▸ Required task:
Skip all pictures, then copy the lines from the start of the data through the line with "from bokeh.core.properties import value", keeping both ends.

▸ Supplied data:
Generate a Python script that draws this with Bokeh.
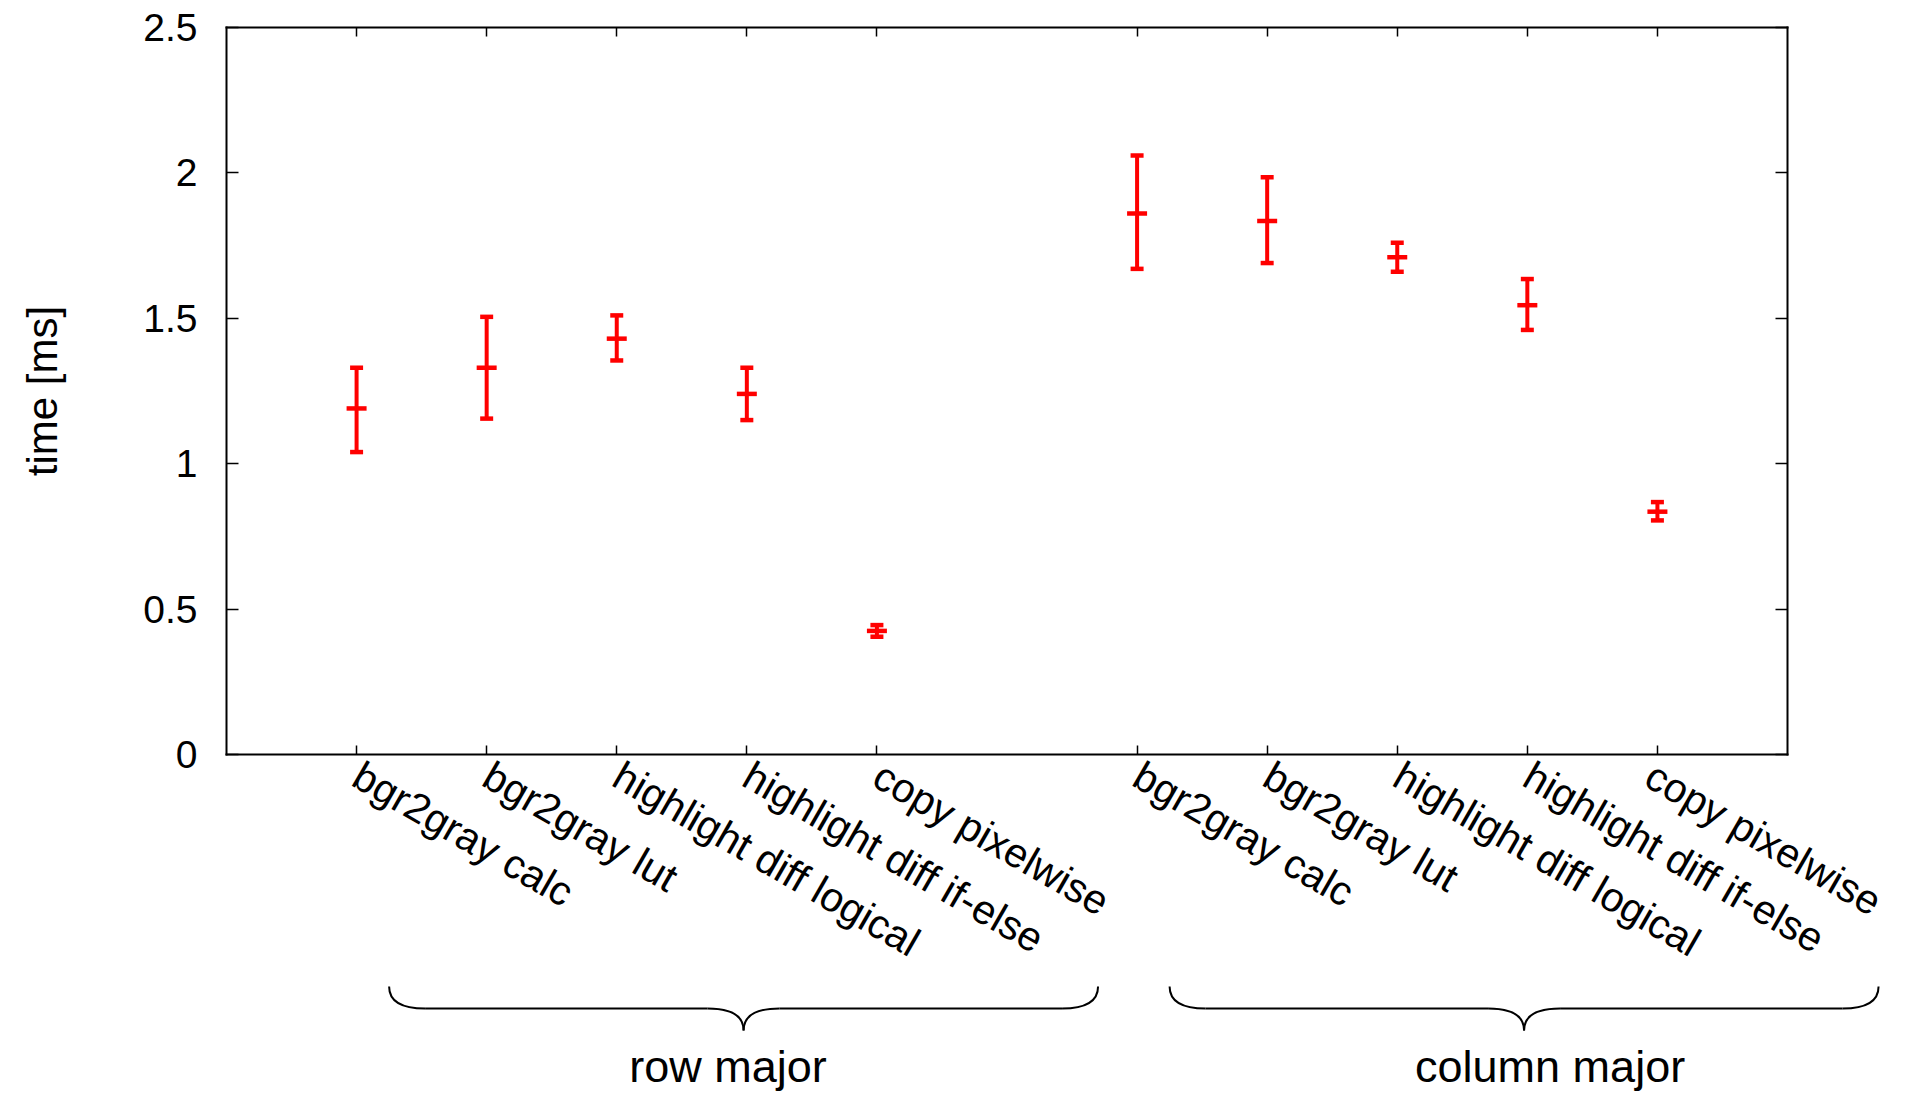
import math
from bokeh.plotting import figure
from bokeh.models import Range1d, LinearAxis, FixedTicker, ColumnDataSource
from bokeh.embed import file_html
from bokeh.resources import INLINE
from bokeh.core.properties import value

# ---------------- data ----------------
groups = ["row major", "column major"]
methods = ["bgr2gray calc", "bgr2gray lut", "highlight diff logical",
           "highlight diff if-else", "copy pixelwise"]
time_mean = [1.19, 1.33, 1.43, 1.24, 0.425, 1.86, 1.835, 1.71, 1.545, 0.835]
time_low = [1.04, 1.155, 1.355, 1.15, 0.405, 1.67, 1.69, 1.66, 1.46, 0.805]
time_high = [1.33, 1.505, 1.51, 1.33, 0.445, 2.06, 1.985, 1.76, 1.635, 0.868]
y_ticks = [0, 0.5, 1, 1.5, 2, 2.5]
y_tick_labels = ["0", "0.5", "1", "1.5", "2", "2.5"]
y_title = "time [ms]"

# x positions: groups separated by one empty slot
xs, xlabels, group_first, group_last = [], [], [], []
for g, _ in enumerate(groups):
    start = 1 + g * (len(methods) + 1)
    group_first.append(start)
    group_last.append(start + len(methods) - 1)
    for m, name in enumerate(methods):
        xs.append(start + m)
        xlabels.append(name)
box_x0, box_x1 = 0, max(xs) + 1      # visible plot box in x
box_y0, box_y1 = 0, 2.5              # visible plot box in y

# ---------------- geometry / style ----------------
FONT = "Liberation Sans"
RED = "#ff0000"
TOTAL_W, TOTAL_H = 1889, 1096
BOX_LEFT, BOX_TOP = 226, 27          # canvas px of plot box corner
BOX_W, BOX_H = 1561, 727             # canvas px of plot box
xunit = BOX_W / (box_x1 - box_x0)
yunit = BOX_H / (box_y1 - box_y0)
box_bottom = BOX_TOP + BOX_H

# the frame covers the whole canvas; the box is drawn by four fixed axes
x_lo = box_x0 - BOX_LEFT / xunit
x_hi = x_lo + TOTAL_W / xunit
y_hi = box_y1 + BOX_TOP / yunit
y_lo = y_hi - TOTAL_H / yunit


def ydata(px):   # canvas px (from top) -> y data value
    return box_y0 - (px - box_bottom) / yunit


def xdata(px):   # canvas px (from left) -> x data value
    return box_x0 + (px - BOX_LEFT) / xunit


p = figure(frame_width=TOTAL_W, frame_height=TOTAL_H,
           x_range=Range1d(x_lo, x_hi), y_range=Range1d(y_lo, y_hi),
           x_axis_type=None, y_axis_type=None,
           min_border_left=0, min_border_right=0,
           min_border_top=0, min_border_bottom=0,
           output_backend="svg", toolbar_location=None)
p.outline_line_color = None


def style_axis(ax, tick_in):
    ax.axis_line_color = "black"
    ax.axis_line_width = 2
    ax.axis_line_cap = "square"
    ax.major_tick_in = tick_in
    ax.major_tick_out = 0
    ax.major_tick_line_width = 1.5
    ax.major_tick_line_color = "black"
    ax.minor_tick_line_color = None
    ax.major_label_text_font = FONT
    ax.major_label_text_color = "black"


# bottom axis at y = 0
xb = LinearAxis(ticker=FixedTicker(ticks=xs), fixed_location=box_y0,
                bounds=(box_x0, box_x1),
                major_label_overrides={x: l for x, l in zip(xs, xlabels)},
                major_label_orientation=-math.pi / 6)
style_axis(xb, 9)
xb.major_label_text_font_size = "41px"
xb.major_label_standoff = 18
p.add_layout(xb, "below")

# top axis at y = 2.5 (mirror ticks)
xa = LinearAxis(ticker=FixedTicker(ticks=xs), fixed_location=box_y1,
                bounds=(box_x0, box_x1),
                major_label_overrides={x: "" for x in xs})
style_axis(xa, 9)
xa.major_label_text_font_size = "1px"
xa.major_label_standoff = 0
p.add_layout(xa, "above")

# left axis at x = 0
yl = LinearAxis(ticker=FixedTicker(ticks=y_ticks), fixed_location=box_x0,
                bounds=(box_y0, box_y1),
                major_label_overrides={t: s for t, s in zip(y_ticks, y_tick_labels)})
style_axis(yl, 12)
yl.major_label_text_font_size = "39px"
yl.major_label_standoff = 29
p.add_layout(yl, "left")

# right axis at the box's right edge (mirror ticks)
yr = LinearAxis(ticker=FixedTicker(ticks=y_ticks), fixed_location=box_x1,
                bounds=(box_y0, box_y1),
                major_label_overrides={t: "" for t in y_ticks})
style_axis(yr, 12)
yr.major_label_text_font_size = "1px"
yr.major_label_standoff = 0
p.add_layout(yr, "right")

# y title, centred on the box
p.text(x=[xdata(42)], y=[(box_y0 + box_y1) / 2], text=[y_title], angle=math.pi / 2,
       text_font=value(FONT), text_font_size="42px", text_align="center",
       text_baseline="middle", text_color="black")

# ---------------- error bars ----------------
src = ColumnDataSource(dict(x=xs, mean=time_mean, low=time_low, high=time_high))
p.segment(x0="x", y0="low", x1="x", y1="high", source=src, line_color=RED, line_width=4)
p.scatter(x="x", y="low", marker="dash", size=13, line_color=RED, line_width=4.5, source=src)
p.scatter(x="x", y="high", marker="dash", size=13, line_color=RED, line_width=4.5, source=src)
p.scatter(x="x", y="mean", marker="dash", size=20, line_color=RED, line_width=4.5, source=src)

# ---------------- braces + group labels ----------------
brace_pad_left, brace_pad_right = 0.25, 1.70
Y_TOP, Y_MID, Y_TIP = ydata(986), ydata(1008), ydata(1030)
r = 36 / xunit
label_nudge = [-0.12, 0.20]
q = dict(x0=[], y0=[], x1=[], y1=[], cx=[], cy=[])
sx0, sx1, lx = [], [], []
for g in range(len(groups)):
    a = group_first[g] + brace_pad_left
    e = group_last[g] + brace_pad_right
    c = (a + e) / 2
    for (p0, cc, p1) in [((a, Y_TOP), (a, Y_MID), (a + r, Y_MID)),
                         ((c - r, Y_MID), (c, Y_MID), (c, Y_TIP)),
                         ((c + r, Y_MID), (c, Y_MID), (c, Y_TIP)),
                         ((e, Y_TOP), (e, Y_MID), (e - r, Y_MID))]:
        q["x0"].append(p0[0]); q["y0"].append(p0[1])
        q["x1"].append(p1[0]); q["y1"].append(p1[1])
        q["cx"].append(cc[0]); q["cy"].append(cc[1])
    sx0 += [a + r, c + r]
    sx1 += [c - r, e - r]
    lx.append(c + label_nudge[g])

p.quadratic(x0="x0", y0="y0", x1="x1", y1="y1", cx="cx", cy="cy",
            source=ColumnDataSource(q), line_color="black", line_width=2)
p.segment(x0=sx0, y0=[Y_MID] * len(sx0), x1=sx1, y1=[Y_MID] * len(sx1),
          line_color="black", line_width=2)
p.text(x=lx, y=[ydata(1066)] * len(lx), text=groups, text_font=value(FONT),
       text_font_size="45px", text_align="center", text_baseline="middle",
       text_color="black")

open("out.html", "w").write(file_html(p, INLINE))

▸ Output of the exercise:
Generate a Python script that draws this with Bokeh.
import math
from bokeh.plotting import figure
from bokeh.models import Range1d, LinearAxis, FixedTicker, ColumnDataSource
from bokeh.embed import file_html
from bokeh.resources import INLINE
from bokeh.core.properties import value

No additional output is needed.